Fragmentation of policy
These are good signs. But fragmentation of policy is generally a problem for democratic decision-making and for the EU a specific obstacle to a green and just transition. Particular priorities dominate in the commission’s distinct departments: the world looks different when viewed from DG Environment as compared with DG Trade.
It is good when the Court of Justice of the EU affirms that sustainable development is an integral part of the common commercial policy—good but insufficient. And sustainability chapters in trade agreements will not do the trick, even if well-meant and well enforced. As long as these are negotiated and implemented as part of a trade regime, a particular hierarchy of priorities will prevail: concerns for environmental and social justice will then continue to be subject to market rationality.
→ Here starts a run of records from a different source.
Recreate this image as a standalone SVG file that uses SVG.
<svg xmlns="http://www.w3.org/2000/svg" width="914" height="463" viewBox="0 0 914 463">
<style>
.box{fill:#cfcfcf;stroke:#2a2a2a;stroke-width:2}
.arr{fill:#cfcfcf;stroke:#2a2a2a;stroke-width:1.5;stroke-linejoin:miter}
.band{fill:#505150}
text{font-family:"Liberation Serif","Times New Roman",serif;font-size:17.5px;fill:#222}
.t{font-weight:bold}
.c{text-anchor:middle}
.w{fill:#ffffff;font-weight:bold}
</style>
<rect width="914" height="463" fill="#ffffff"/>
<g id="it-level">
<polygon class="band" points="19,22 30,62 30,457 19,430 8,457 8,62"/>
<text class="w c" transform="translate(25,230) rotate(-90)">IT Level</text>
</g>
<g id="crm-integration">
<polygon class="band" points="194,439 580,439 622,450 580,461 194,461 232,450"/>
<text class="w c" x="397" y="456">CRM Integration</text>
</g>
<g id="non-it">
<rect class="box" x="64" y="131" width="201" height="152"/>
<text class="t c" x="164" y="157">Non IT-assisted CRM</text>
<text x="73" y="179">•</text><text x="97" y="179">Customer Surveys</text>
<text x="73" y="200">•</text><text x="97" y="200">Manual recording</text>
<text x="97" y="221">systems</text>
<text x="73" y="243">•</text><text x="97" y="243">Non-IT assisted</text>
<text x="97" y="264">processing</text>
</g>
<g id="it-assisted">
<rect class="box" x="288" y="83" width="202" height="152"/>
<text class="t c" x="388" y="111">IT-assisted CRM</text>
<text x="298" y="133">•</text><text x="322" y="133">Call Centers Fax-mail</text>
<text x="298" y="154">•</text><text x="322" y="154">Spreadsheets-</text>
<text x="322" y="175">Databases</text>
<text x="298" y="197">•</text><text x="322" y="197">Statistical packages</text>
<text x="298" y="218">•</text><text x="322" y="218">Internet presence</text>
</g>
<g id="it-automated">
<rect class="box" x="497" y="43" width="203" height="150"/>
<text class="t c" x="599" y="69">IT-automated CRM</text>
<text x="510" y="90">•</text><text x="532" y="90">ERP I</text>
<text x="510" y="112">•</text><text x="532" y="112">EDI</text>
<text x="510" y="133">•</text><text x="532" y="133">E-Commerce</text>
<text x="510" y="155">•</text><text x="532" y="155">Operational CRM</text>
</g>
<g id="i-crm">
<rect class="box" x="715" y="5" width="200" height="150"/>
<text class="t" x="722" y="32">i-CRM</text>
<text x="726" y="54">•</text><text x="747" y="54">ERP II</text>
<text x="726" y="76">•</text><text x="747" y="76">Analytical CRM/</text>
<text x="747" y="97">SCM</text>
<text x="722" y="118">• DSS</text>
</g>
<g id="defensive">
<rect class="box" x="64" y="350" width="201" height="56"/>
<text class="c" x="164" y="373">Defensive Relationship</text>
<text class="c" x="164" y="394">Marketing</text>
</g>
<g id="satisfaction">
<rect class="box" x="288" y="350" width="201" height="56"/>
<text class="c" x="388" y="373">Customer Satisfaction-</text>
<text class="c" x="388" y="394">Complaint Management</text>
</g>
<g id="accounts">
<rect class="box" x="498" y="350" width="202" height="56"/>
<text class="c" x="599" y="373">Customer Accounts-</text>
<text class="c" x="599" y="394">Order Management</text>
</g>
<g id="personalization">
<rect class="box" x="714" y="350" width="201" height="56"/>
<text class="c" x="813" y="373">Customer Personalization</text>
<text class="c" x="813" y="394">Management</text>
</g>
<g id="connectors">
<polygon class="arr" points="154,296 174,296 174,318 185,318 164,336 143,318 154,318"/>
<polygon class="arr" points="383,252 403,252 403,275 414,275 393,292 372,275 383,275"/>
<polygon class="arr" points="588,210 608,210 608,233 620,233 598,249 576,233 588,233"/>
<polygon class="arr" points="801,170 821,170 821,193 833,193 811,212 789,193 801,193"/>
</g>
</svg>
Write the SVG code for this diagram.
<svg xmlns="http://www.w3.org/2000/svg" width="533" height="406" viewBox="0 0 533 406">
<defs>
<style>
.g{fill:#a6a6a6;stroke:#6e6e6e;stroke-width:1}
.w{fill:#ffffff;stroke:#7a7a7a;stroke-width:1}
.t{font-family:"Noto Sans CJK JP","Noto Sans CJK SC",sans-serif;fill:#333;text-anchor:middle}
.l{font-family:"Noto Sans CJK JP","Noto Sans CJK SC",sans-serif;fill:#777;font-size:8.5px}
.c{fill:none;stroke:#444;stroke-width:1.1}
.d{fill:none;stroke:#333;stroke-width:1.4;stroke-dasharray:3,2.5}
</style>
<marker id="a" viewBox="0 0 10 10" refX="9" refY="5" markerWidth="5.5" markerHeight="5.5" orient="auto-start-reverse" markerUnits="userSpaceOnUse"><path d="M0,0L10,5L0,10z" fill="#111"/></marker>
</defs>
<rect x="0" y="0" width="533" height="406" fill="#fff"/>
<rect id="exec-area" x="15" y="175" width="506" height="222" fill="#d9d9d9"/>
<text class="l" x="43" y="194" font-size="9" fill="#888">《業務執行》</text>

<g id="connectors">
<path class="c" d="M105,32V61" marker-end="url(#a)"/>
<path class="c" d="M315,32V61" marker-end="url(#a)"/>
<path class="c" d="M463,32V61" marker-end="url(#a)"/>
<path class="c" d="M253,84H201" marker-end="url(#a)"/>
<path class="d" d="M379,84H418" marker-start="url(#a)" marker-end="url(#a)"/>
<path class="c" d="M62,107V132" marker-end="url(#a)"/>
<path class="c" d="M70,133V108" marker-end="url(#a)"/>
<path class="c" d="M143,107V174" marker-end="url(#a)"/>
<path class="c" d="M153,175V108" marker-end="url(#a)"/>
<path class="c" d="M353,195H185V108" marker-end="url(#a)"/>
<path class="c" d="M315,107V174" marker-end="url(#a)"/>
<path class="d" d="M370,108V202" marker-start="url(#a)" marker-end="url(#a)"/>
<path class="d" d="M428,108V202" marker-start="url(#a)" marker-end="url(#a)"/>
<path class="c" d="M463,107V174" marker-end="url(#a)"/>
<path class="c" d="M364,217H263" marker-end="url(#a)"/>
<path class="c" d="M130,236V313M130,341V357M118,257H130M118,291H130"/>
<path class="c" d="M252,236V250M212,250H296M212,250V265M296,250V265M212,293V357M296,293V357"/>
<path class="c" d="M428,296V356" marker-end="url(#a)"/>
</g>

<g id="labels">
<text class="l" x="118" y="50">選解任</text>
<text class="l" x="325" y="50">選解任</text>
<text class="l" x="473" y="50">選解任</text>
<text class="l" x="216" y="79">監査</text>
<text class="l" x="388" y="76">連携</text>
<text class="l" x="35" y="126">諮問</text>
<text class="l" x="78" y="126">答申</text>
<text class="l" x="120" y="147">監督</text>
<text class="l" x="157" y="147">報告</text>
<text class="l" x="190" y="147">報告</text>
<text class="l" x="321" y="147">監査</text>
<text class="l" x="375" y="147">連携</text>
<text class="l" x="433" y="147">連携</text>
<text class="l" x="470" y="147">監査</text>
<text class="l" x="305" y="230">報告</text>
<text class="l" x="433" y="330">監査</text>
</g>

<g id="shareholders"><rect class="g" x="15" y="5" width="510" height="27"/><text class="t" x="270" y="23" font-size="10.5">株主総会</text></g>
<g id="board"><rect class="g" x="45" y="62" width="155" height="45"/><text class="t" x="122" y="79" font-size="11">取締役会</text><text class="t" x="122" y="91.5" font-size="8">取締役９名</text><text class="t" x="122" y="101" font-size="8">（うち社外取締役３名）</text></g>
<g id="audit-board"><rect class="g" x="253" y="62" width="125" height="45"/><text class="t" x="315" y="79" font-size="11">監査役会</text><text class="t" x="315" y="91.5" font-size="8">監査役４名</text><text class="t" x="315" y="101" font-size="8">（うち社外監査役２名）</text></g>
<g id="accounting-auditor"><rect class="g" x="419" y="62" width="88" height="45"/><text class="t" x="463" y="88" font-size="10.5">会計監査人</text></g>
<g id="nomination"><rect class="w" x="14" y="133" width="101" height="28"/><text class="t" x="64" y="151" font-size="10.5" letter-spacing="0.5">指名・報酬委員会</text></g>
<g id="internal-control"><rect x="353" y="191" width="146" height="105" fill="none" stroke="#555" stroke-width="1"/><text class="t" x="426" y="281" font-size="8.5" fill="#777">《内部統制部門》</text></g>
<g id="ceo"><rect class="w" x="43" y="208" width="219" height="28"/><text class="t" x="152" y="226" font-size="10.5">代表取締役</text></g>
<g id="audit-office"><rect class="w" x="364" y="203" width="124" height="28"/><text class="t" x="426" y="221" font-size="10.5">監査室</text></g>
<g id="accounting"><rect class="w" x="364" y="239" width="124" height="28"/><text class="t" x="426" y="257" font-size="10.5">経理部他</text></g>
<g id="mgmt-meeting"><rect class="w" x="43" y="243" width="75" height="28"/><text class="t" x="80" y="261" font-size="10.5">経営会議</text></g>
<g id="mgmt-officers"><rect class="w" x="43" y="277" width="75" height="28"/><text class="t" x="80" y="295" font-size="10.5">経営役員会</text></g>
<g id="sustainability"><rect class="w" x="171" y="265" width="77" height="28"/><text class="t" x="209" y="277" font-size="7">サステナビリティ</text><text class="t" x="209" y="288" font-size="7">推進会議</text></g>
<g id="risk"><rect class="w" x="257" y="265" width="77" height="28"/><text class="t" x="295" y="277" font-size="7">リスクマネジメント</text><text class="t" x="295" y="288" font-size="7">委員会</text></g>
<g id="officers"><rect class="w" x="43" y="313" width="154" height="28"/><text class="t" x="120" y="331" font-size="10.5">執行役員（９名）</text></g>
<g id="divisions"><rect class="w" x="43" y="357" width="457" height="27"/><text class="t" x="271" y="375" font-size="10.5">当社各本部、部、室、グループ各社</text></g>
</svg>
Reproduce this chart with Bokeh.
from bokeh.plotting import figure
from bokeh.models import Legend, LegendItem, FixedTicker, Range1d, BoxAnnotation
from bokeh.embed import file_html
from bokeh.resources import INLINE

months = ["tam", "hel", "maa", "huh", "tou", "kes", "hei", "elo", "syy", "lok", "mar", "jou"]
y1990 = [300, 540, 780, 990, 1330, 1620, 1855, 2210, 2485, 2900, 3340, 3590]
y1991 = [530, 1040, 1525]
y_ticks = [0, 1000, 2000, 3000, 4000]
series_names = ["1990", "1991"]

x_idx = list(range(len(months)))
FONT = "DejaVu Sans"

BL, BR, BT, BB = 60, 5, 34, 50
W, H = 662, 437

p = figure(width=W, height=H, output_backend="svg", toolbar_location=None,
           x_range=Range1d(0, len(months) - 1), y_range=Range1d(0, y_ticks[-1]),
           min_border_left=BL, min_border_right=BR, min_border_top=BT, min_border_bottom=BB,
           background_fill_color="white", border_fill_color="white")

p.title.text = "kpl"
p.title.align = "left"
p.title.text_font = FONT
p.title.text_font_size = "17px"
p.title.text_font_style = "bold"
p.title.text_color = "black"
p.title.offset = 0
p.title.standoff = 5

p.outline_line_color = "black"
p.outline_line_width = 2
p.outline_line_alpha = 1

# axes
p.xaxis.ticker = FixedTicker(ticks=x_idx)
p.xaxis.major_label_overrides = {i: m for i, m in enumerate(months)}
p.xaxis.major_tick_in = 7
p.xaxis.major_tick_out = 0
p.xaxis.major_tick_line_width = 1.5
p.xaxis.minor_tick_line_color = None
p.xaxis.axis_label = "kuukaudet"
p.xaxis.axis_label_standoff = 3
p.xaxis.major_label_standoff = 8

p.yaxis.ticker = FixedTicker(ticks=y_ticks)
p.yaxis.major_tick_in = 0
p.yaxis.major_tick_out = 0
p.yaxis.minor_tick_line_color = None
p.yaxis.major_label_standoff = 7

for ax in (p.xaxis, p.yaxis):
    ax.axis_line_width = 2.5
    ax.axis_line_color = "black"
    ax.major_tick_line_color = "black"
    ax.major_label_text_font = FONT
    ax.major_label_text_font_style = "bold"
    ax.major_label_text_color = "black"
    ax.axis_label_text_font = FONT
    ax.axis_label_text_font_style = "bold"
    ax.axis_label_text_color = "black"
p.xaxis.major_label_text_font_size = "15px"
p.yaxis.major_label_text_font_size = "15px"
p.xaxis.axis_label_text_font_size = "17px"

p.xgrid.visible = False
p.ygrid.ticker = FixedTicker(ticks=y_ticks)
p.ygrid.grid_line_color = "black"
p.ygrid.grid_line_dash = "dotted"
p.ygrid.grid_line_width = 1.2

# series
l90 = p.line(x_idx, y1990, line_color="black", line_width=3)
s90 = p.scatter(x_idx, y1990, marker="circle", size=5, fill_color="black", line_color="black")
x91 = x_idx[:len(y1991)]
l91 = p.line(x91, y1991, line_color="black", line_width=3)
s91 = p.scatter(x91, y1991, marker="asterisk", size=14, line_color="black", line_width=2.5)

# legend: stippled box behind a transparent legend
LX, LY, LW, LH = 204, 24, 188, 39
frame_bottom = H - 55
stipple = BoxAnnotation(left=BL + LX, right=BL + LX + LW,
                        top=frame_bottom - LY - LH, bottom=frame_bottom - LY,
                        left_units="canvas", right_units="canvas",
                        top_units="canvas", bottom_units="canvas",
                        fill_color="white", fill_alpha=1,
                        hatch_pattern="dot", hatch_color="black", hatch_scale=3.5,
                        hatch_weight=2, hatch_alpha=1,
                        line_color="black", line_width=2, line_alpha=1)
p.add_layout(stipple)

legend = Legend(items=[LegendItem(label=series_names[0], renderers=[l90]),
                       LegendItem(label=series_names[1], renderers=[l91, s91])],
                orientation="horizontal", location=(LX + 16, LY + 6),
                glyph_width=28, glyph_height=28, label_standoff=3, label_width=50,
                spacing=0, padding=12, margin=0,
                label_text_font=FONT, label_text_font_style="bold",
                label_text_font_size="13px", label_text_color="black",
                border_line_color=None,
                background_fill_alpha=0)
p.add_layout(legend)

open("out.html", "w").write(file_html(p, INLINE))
The commission’s readiness to consider carbon taxes and retaliation against lower corporate taxes signals its willingness to break with that rationality. Those policies have come from new institutional arrangements that cut through pockets of specialised expertise: the group on the EGD led by the commission’s vice-president Frans Timmermans and Michel Barnier’s ‘Brexit’ taskforce.
Why not learn from these examples? Trade law, old and new, continually strikes balances between growth and sustainability. It should therefore not be left to trade lawyers, with their particular priorities, alone. New institutional arrangements are needed to ensure trade serves society—not the other way around.